Rows from a dataset of charts and code
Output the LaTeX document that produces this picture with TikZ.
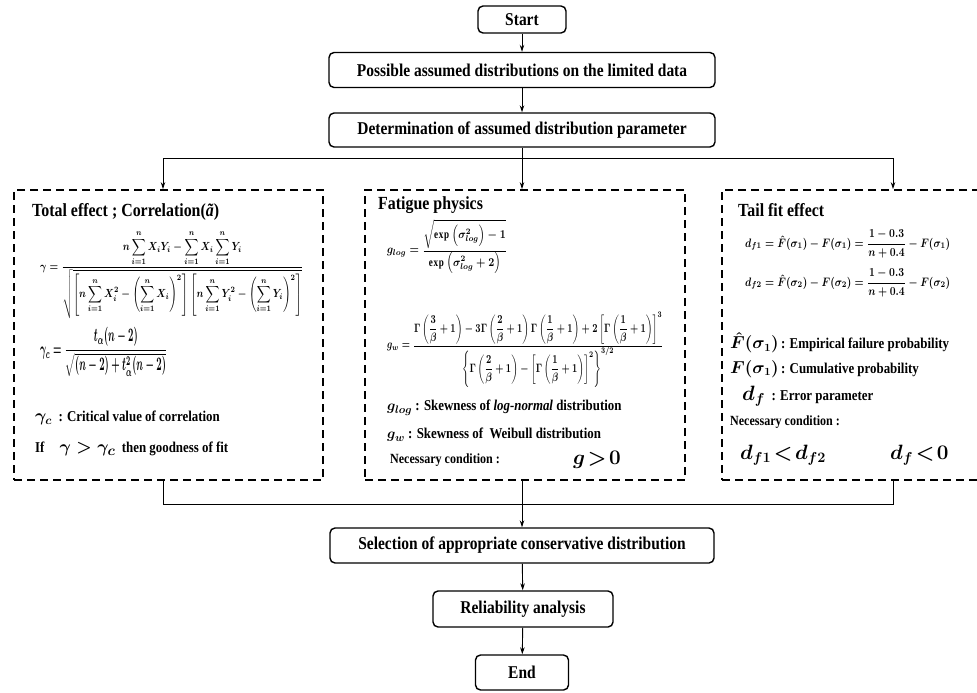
\documentclass[tikz,border=0pt]{standalone}
\usepackage{amsmath}
\usepackage{amssymb}
\usepackage{graphicx}
\usepackage{fontspec}
\setmainfont{Liberation Serif}[FakeStretch=0.86]
\usetikzlibrary{arrows.meta}
\begin{document}
\begin{tikzpicture}[x=1pt,y=-1pt,
  flow/.style={draw,line width=1.4pt,rounded corners=5pt,font=\bfseries\fontsize{18}{20}\selectfont,inner sep=0pt},
  panel/.style={draw,line width=1.8pt,dash pattern=on 8pt off 5pt,inner sep=0pt},
  conn/.style={line width=0.9pt},
  arr/.style={conn,-{Stealth[length=7pt,width=4.5pt]}},
  title/.style={anchor=west,font=\bfseries\fontsize{18.5}{20}\selectfont,inner sep=0pt},
  body/.style={anchor=west,font=\bfseries\fontsize{15}{17}\selectfont,inner sep=0pt},
  small/.style={anchor=west,font=\bfseries\fontsize{14}{16}\selectfont,inner sep=0pt},
  eq/.style={anchor=west,inner sep=0pt},
  bigeq/.style={anchor=west,inner sep=0pt,font=\boldmath\fontsize{20}{24}\selectfont},
]
\useasboundingbox (0,0) rectangle (977,693);

% main flow boxes
\node[flow,minimum width=88,minimum height=27] (start) at (522,19.5) {Start};
\node[flow,minimum width=386,minimum height=35] (poss) at (522,70) {Possible assumed distributions on the limited data};
\node[flow,minimum width=386,minimum height=34] (det) at (522,130) {Determination of assumed distribution parameter};

% dashed panels
\node[panel,minimum width=309,minimum height=290] (left) at (168.5,335) {};
\node[panel,minimum width=320,minimum height=290] (mid) at (525,335) {};
\node[panel,minimum width=270,minimum height=290] (right) at (857,335) {};

\node[flow,minimum width=384,minimum height=35] (sel) at (522,545.5) {Selection of appropriate conservative distribution};
\node[flow,minimum width=180,minimum height=36] (rel) at (523,609) {Reliability analysis};
\node[flow,minimum width=93,minimum height=35] (end) at (522,672.5) {End};

% connectors
\draw[arr] (start) -- (poss);
\draw[arr] (poss) -- (det);
\coordinate (hl) at (522,158);
\coordinate (tl) at (163,158);
\coordinate (tr) at (893,158);
\draw[conn] (det.south) -- (hl);
\draw[conn] (tl) -- (tr);
\draw[arr] (tl) -- (tl |- left.north);
\draw[arr] (hl) -- (hl |- mid.north);
\draw[arr] (tr) -- (tr |- right.north);

\coordinate (bl) at (163,504);
\coordinate (br) at (893,504);
\draw[conn] (bl |- left.south) -- (bl) -- (br) -- (br |- right.south);
\draw[arr] (sel.north |- mid.south) -- (sel.north);
\draw[arr] (sel) -- (rel);
\draw[arr] (rel) -- (end);

% left panel
\node[title] (t1) at (32,212) {Total effect ; Correlation(\textit{ã})};
\node[eq] (e1) at (40,275) {\resizebox*{263pt}{88pt}{\boldmath$\displaystyle \gamma=\frac{n\displaystyle\sum_{i=1}^{n}X_iY_i-\sum_{i=1}^{n}X_i\sum_{i=1}^{n}Y_i}{\sqrt{\left[n\displaystyle\sum_{i=1}^{n}X_i^2-\left(\sum_{i=1}^{n}X_i\right)^{2}\right]\left[n\displaystyle\sum_{i=1}^{n}Y_i^2-\left(\sum_{i=1}^{n}Y_i\right)^{2}\right]}}$}};
\node[eq] (e2) at (40,352) {\resizebox*{127pt}{50pt}{\boldmath$\displaystyle \gamma_c=\frac{t_\alpha(n-2)}{\sqrt{(n-2)+t_\alpha^2(n-2)}}$}};
\node[body] (l1) at (35,418) {{\boldmath\fontsize{18}{20}\selectfont$\gamma_c$}\ \ : Critical value of correlation};
\node[body] (l2) at (35,449) {If\quad{\boldmath\fontsize{19}{21}\selectfont$\gamma>\gamma_c$}\ \ then goodness of fit};

% middle panel
\node[title] (t2) at (378,205) {Fatigue physics};
\node[eq] (e3) at (387,247) {\resizebox*{120pt}{54pt}{\boldmath$\displaystyle g_{log}=\frac{\sqrt{\exp\left(\sigma^2_{log}\right)-1}}{\exp\left(\sigma^2_{log}+2\right)}$}};
\node[eq] (e4) at (387,350) {\resizebox*{276pt}{75pt}{\boldmath$\displaystyle g_w=\frac{\Gamma\left(\dfrac{3}{\beta}+1\right)-3\Gamma\left(\dfrac{2}{\beta}+1\right)\Gamma\left(\dfrac{1}{\beta}+1\right)+2\left[\Gamma\left(\dfrac{1}{\beta}+1\right)\right]^{3}}{\left\{\Gamma\left(\dfrac{2}{\beta}+1\right)-\left[\Gamma\left(\dfrac{1}{\beta}+1\right)\right]^{2}\right\}^{3/2}}$}};
\node[body] (m1) at (387,408) {{\boldmath$g_{log}$} : Skewness of \textit{log-normal} distribution};
\node[body] (m2) at (387,435) {{\boldmath$g_w$} : Skewness of \ Weibull distribution};
\node[small] (m3) at (390,460) {Necessary condition :};
\node[bigeq] (m4) at (573,460) {$g\mkern2mu{>}\mkern2mu0$};

% right panel
\node[title] (t3) at (738,210) {Tail fit effect};
\node[eq] (e5) at (745,244) {\resizebox*{205pt}{28pt}{\boldmath$\displaystyle d_{f1}=\hat F(\sigma_1)-F(\sigma_1)=\frac{1-0.3}{n+0.4}-F(\sigma_1)$}};
\node[eq] (e6) at (745,283) {\resizebox*{205pt}{28pt}{\boldmath$\displaystyle d_{f2}=\hat F(\sigma_2)-F(\sigma_2)=\frac{1-0.3}{n+0.4}-F(\sigma_2)$}};
\node[body] (r1) at (730,343) {{\boldmath\fontsize{16}{18}\selectfont$\hat F(\sigma_1)$}\,: Empirical failure probability};
\node[body] (r2) at (730,369) {{\boldmath\fontsize{16}{18}\selectfont$F(\sigma_1)$}\,: Cumulative probability};
\node[body] (r3) at (742,396) {{\boldmath\fontsize{21}{23}\selectfont$d_f$}\ \ : Error parameter};
\node[small] (r4) at (730,422) {Necessary condition :};
\node[bigeq] (r5) at (740,455) {$d_{f1}\mkern2mu{<}\mkern2mu d_{f2}$};
\node[bigeq] (r6) at (890,455) {$d_f\mkern2mu{<}\mkern2mu0$};
\end{tikzpicture}
\end{document}
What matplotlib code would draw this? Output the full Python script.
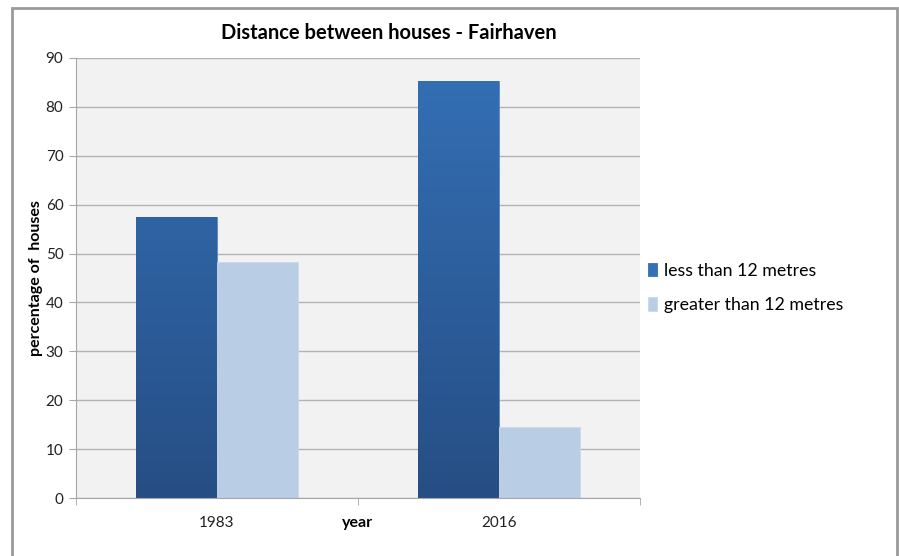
import matplotlib.pyplot as plt
import numpy as np
from matplotlib.colors import LinearSegmentedColormap
from matplotlib.patches import Rectangle

plt.rcParams['font.family'] = ['Lato', 'DejaVu Sans']

years = ['1983', '2016']
less_than_12 = [57.4, 85.2]
greater_than_12 = [48.3, 14.6]
series_names = ['less than 12 metres', 'greater than 12 metres']

dark_top = '#3470b6'
dark_bottom = '#264e84'
light = '#b9cde5'

fig = plt.figure(figsize=(8.99, 5.56), dpi=100)
ax = fig.add_axes([0.0845, 0.1043, 0.6273, 0.7914])
ax.set_facecolor('#f2f2f2')

x = np.arange(len(years))
width = 0.287

# dark series gets a vertical gradient, clipped to each bar
grad = LinearSegmentedColormap.from_list('blues', [dark_bottom, dark_top])
bars_dark = ax.bar(x - width / 2, less_than_12, width, color=dark_top,
                   edgecolor='#5b86c0', linewidth=0.6, zorder=2,
                   label=series_names[0])
for b in bars_dark:
    bx = b.get_x()
    bw = b.get_width()
    img = ax.imshow(np.linspace(0, 1, 256).reshape(-1, 1), cmap=grad,
                    origin='lower', aspect='auto',
                    extent=[bx, bx + bw, 0, 90], zorder=2.5)
    img.set_clip_path(b)

ax.bar(x + width / 2, greater_than_12, width, color=light,
       edgecolor='#c8d8ec', linewidth=0.6, zorder=2, label=series_names[1])

ax.set_xlim(-0.5, 1.5)
ax.set_ylim(0, 90)
ax.set_yticks(np.arange(0, 91, 10))
ax.yaxis.grid(True, color='#b3b3b3', linewidth=1)
ax.set_axisbelow(True)

ax.set_xticks(x)
ax.set_xticklabels(years)
ax.set_xticks([-0.5, 0.5, 1.5], minor=True)
ax.tick_params(axis='x', which='major', length=0, pad=13, labelsize=11,
               colors='#222222')
ax.tick_params(axis='x', which='minor', length=5, color='#a6a6a6')
ax.tick_params(axis='y', length=5, color='#a6a6a6', labelsize=11,
               labelcolor='#222222', pad=4)

for s in ['top', 'right']:
    ax.spines[s].set_visible(False)
for s in ['left', 'bottom']:
    ax.spines[s].set_color('#a6a6a6')

ax.set_xlabel('year', fontsize=11.5, fontweight='bold', labelpad=-10)
ax.set_ylabel('percentage of  houses', fontsize=11.5, fontweight='bold',
              labelpad=2)

fig.text(0.433, 0.94, 'Distance between houses - Fairhaven', ha='center',
         va='center', fontsize=14.5, fontweight='bold')

leg = ax.legend(loc='center left', bbox_to_anchor=(0.99, 0.477),
                frameon=False, fontsize=12.8, handlelength=0.5,
                handleheight=0.8, handletextpad=0.35, labelspacing=1.05,
                borderaxespad=0.4)
leg.legend_handles[0].set_color(dark_top)

# outer frame of the chart
fig.patches.append(Rectangle((0.0135, -0.05), 0.984, 1.035,
                             transform=fig.transFigure, fill=False,
                             edgecolor='#9a9a9a', linewidth=2))

fig.savefig('out.png', dpi=100)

◆ Short task
Give again, please, precisely the lines that begin the records and run through the line with "width=93,minimum height=35] (end)" in it, keeping both end lines and dropping any pictures.

◆ Expected output
Output the LaTeX document that produces this picture with TikZ.
\documentclass[tikz,border=0pt]{standalone}
\usepackage{amsmath}
\usepackage{amssymb}
\usepackage{graphicx}
\usepackage{fontspec}
\setmainfont{Liberation Serif}[FakeStretch=0.86]
\usetikzlibrary{arrows.meta}
\begin{document}
\begin{tikzpicture}[x=1pt,y=-1pt,
  flow/.style={draw,line width=1.4pt,rounded corners=5pt,font=\bfseries\fontsize{18}{20}\selectfont,inner sep=0pt},
  panel/.style={draw,line width=1.8pt,dash pattern=on 8pt off 5pt,inner sep=0pt},
  conn/.style={line width=0.9pt},
  arr/.style={conn,-{Stealth[length=7pt,width=4.5pt]}},
  title/.style={anchor=west,font=\bfseries\fontsize{18.5}{20}\selectfont,inner sep=0pt},
  body/.style={anchor=west,font=\bfseries\fontsize{15}{17}\selectfont,inner sep=0pt},
  small/.style={anchor=west,font=\bfseries\fontsize{14}{16}\selectfont,inner sep=0pt},
  eq/.style={anchor=west,inner sep=0pt},
  bigeq/.style={anchor=west,inner sep=0pt,font=\boldmath\fontsize{20}{24}\selectfont},
]
\useasboundingbox (0,0) rectangle (977,693);

% main flow boxes
\node[flow,minimum width=88,minimum height=27] (start) at (522,19.5) {Start};
\node[flow,minimum width=386,minimum height=35] (poss) at (522,70) {Possible assumed distributions on the limited data};
\node[flow,minimum width=386,minimum height=34] (det) at (522,130) {Determination of assumed distribution parameter};

% dashed panels
\node[panel,minimum width=309,minimum height=290] (left) at (168.5,335) {};
\node[panel,minimum width=320,minimum height=290] (mid) at (525,335) {};
\node[panel,minimum width=270,minimum height=290] (right) at (857,335) {};

\node[flow,minimum width=384,minimum height=35] (sel) at (522,545.5) {Selection of appropriate conservative distribution};
\node[flow,minimum width=180,minimum height=36] (rel) at (523,609) {Reliability analysis};
\node[flow,minimum width=93,minimum height=35] (end) at (522,672.5) {End};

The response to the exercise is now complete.